Return each line of the records holding the string "this".

Record extracts:
===============
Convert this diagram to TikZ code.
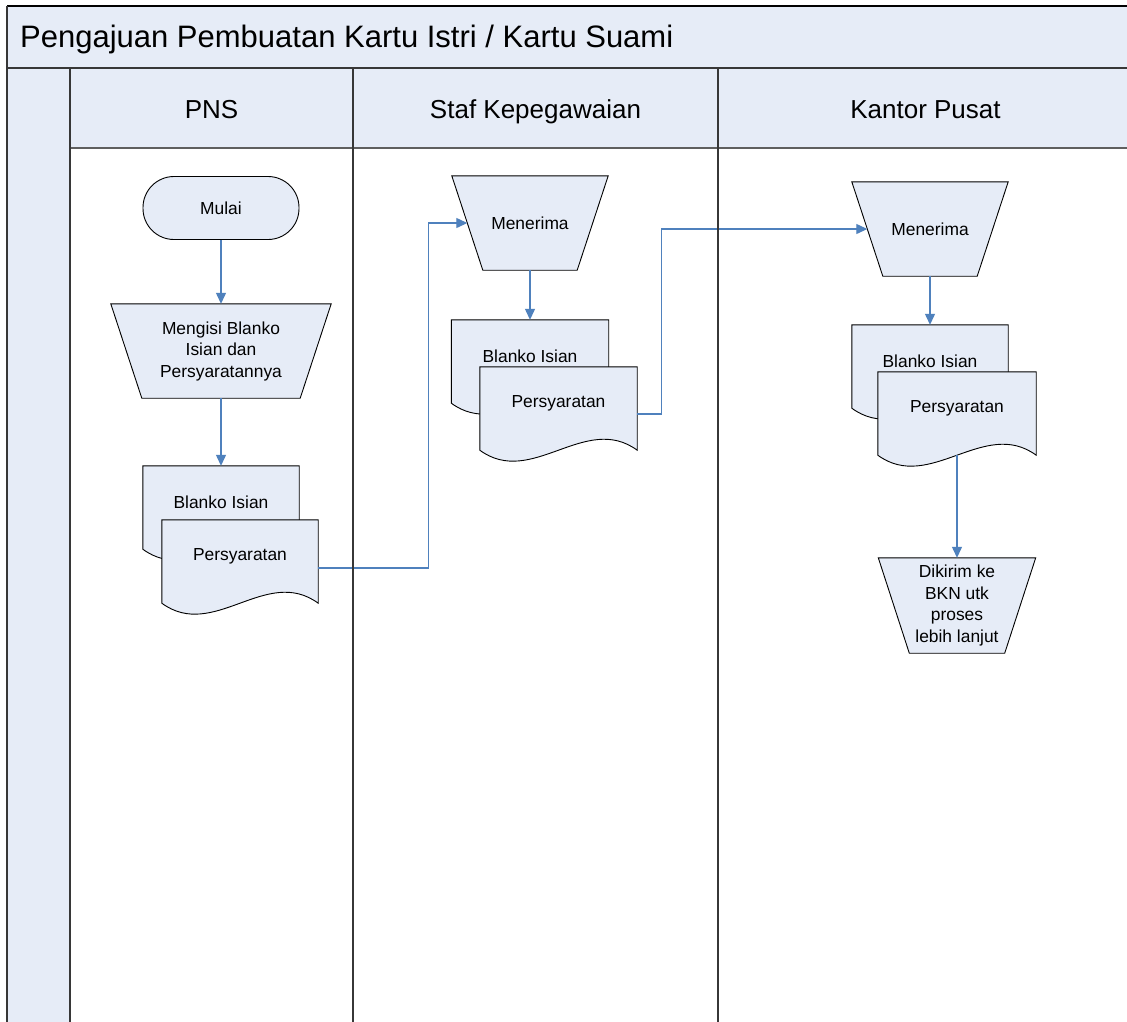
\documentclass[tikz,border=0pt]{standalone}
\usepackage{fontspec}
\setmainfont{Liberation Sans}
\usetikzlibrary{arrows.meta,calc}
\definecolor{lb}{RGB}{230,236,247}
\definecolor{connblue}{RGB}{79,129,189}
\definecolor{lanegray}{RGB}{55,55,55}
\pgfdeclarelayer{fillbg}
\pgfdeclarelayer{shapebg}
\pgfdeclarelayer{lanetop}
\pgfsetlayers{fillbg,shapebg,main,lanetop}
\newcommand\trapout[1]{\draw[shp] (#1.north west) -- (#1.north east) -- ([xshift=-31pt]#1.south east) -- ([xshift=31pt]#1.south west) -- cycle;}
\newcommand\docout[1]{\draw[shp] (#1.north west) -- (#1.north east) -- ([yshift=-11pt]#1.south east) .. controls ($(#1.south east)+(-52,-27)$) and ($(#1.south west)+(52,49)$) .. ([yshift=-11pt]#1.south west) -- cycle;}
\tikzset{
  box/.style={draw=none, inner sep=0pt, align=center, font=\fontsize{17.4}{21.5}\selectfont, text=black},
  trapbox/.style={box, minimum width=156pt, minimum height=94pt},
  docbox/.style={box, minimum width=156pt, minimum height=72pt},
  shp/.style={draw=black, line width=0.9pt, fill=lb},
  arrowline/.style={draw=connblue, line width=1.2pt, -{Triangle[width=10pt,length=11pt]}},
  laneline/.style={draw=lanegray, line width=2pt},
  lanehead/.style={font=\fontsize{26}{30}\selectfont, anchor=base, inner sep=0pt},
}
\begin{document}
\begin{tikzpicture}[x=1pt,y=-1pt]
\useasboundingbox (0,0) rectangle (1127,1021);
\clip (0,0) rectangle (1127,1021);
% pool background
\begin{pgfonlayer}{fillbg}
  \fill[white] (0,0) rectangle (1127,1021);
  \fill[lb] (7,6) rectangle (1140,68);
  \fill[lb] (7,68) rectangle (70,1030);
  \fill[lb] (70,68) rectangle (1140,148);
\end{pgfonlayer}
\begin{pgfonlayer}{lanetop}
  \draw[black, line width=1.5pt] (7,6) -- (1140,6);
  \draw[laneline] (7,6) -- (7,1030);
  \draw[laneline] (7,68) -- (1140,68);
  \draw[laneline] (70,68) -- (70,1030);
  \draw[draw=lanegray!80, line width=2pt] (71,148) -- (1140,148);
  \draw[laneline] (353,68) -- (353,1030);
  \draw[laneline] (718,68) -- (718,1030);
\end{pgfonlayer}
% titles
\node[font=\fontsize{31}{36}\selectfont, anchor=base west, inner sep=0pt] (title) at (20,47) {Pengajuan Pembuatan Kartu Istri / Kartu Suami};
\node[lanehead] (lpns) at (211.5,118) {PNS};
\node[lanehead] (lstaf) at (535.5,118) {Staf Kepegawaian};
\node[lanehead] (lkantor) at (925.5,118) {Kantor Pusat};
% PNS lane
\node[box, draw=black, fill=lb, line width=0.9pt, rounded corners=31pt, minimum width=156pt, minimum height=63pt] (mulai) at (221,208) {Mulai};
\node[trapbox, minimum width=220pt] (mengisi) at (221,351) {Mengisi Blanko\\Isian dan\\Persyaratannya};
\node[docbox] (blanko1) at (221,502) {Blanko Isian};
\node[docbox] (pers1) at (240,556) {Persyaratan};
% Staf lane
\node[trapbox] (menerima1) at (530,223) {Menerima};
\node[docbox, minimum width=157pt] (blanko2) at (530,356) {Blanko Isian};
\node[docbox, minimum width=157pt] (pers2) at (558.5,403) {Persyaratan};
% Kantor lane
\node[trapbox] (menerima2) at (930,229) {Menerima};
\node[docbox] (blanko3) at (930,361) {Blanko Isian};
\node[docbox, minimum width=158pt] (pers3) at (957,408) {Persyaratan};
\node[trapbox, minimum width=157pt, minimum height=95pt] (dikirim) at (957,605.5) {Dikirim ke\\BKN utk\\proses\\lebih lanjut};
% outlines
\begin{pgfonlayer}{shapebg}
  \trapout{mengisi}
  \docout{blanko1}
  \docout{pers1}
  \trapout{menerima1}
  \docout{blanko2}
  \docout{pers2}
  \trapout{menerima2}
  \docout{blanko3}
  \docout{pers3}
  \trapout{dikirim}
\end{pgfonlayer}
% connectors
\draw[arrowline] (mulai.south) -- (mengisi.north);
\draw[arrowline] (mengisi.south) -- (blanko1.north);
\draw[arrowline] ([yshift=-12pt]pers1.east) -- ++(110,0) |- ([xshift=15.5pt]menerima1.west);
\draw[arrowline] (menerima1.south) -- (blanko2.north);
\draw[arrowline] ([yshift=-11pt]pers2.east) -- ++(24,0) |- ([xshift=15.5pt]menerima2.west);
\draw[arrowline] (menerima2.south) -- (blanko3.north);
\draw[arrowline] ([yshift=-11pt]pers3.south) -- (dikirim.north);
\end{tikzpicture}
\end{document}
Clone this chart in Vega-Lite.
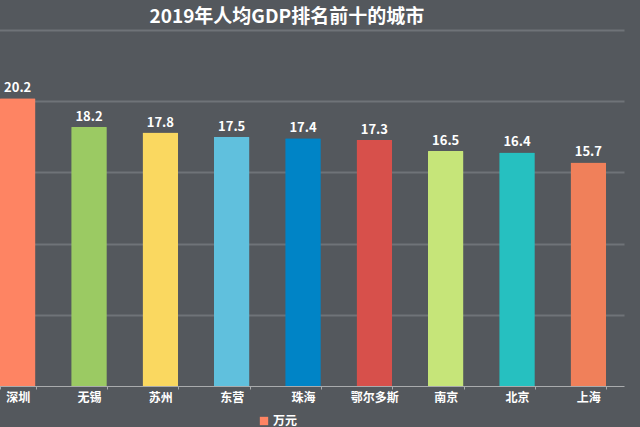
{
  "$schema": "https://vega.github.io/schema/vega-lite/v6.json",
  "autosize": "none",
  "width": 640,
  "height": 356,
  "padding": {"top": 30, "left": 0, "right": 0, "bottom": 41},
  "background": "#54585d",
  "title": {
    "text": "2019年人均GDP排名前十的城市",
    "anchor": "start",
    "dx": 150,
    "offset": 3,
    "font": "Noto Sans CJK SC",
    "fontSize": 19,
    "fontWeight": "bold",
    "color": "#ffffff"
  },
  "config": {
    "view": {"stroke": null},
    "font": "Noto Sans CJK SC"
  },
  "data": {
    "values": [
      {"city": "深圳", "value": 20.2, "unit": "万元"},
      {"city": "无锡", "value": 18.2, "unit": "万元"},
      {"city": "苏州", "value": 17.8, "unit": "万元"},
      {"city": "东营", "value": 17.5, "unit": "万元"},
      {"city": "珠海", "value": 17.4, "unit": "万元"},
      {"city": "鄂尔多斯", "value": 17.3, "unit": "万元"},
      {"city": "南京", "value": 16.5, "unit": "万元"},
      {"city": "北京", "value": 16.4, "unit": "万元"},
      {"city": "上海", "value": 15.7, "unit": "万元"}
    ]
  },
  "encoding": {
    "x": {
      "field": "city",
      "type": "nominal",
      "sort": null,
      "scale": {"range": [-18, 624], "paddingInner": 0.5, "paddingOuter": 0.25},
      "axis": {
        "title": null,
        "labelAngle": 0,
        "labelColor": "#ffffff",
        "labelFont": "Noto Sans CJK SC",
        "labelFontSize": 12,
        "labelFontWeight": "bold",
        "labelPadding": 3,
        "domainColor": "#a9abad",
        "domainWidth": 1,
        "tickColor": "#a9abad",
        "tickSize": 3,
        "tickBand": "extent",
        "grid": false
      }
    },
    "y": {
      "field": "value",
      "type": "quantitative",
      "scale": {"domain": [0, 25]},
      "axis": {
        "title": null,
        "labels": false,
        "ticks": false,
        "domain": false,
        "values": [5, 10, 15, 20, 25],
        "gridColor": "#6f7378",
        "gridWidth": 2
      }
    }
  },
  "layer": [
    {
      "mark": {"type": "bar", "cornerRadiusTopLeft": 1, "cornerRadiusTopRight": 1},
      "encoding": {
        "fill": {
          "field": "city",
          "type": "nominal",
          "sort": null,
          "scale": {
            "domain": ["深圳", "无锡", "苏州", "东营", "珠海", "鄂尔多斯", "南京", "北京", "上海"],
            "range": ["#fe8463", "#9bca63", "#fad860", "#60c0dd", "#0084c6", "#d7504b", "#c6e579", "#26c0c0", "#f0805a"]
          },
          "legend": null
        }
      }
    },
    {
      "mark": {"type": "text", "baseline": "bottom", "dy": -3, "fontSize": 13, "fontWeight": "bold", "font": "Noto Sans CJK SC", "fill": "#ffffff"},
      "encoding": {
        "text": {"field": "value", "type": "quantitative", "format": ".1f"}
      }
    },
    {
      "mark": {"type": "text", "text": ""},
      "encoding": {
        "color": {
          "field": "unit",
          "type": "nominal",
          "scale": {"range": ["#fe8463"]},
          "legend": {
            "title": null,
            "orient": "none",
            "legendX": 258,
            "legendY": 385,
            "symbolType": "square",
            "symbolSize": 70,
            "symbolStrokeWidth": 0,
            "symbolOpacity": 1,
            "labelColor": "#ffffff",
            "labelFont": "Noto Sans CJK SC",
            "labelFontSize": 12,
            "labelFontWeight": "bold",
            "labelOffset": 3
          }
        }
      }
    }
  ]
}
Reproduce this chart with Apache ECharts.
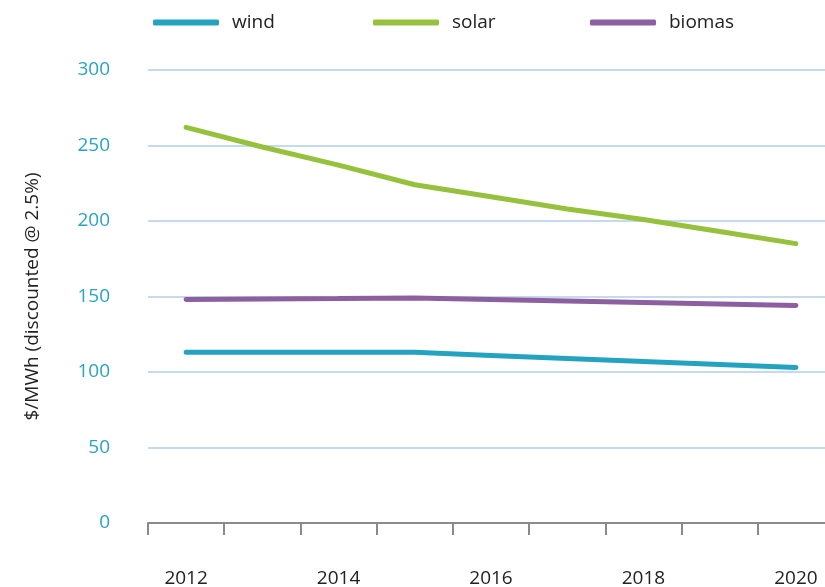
===============
Answer for the task:
Convert this diagram to TikZ code.
Clone this chart in Vega-Lite.
Reproduce this chart with Apache ECharts.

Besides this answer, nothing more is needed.